**STATED PROBLEM**
Write the records below out again exactly as given, with no images.

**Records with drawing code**
┄┄┄┄┄┄┄┄┄┄

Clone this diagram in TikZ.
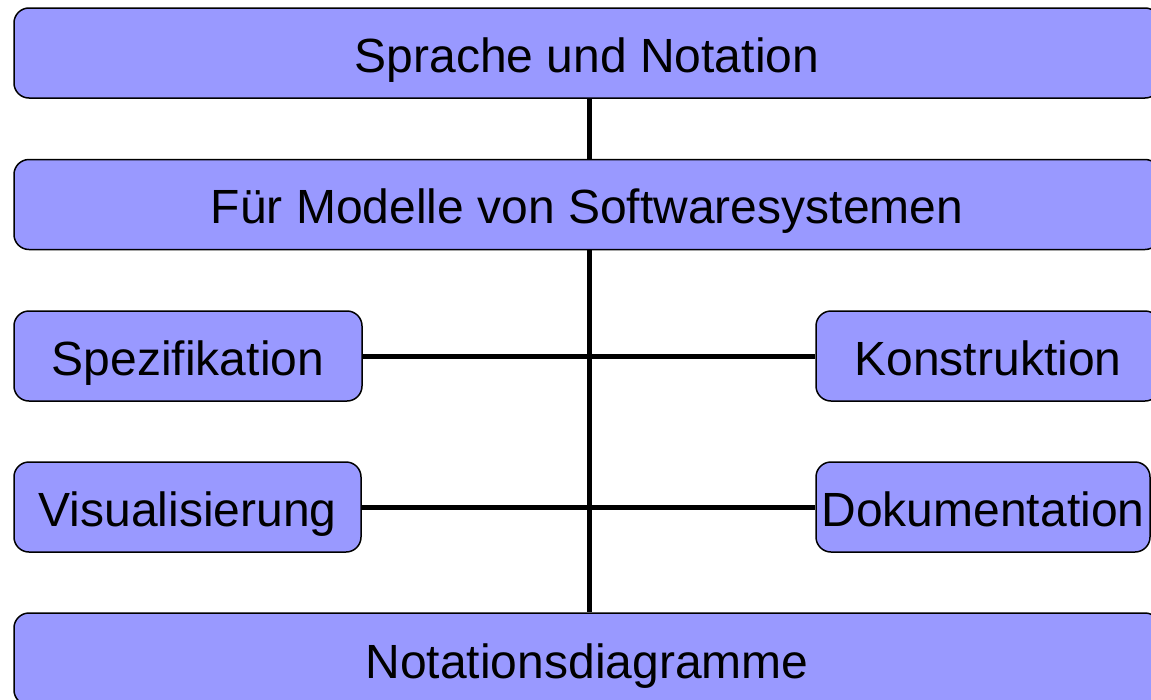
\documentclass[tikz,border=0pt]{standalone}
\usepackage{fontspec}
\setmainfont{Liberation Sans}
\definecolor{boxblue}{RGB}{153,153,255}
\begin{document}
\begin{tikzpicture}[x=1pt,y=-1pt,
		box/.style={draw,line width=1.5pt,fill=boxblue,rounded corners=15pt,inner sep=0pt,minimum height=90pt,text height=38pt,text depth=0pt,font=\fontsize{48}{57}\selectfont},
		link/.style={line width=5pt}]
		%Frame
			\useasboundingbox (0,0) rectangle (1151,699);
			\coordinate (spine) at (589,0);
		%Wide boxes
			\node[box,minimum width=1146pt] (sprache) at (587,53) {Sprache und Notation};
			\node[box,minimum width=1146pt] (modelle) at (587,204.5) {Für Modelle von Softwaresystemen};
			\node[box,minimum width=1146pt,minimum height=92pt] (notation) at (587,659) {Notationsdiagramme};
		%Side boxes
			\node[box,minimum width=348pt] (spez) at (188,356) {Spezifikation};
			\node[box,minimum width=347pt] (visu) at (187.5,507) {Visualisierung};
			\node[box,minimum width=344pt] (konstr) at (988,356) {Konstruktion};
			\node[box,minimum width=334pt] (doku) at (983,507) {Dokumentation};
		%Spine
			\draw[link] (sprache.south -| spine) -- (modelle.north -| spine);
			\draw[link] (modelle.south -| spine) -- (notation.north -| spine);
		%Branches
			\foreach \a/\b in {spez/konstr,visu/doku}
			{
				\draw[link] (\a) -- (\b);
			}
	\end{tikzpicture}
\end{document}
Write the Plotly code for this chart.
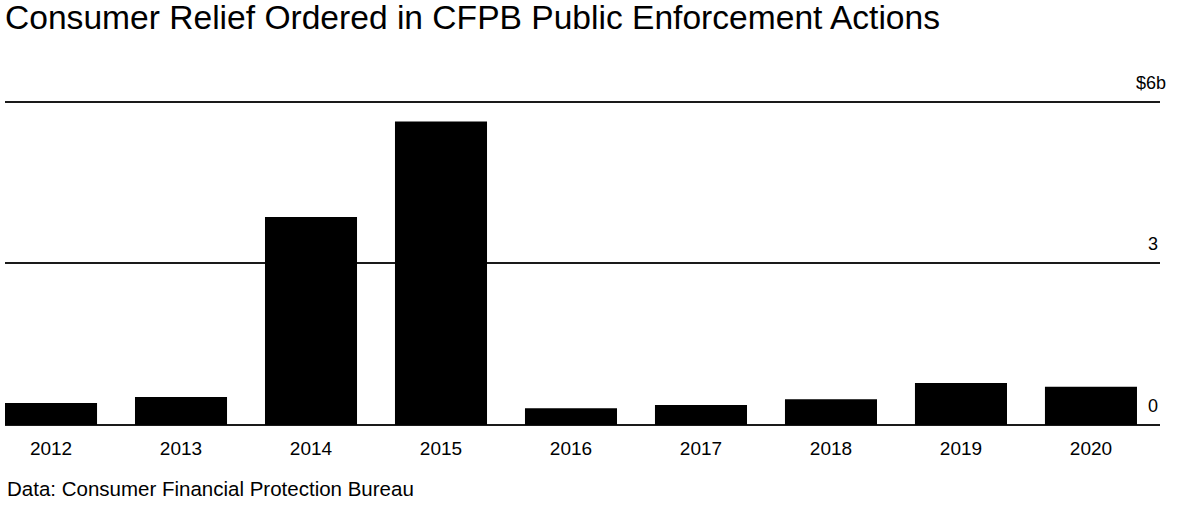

┄┄┄┄┄┄┄┄┄┄

**TASK ANSWER**
Clone this diagram in TikZ.
\documentclass[tikz,border=0pt]{standalone}
\usepackage{fontspec}
\setmainfont{Liberation Sans}
\definecolor{boxblue}{RGB}{153,153,255}
\begin{document}
\begin{tikzpicture}[x=1pt,y=-1pt,
		box/.style={draw,line width=1.5pt,fill=boxblue,rounded corners=15pt,inner sep=0pt,minimum height=90pt,text height=38pt,text depth=0pt,font=\fontsize{48}{57}\selectfont},
		link/.style={line width=5pt}]
		%Frame
			\useasboundingbox (0,0) rectangle (1151,699);
			\coordinate (spine) at (589,0);
		%Wide boxes
			\node[box,minimum width=1146pt] (sprache) at (587,53) {Sprache und Notation};
			\node[box,minimum width=1146pt] (modelle) at (587,204.5) {Für Modelle von Softwaresystemen};
			\node[box,minimum width=1146pt,minimum height=92pt] (notation) at (587,659) {Notationsdiagramme};
		%Side boxes
			\node[box,minimum width=348pt] (spez) at (188,356) {Spezifikation};
			\node[box,minimum width=347pt] (visu) at (187.5,507) {Visualisierung};
			\node[box,minimum width=344pt] (konstr) at (988,356) {Konstruktion};
			\node[box,minimum width=334pt] (doku) at (983,507) {Dokumentation};
		%Spine
			\draw[link] (sprache.south -| spine) -- (modelle.north -| spine);
			\draw[link] (modelle.south -| spine) -- (notation.north -| spine);
		%Branches
			\foreach \a/\b in {spez/konstr,visu/doku}
			{
				\draw[link] (\a) -- (\b);
			}
	\end{tikzpicture}
\end{document}
Write the Plotly code for this chart.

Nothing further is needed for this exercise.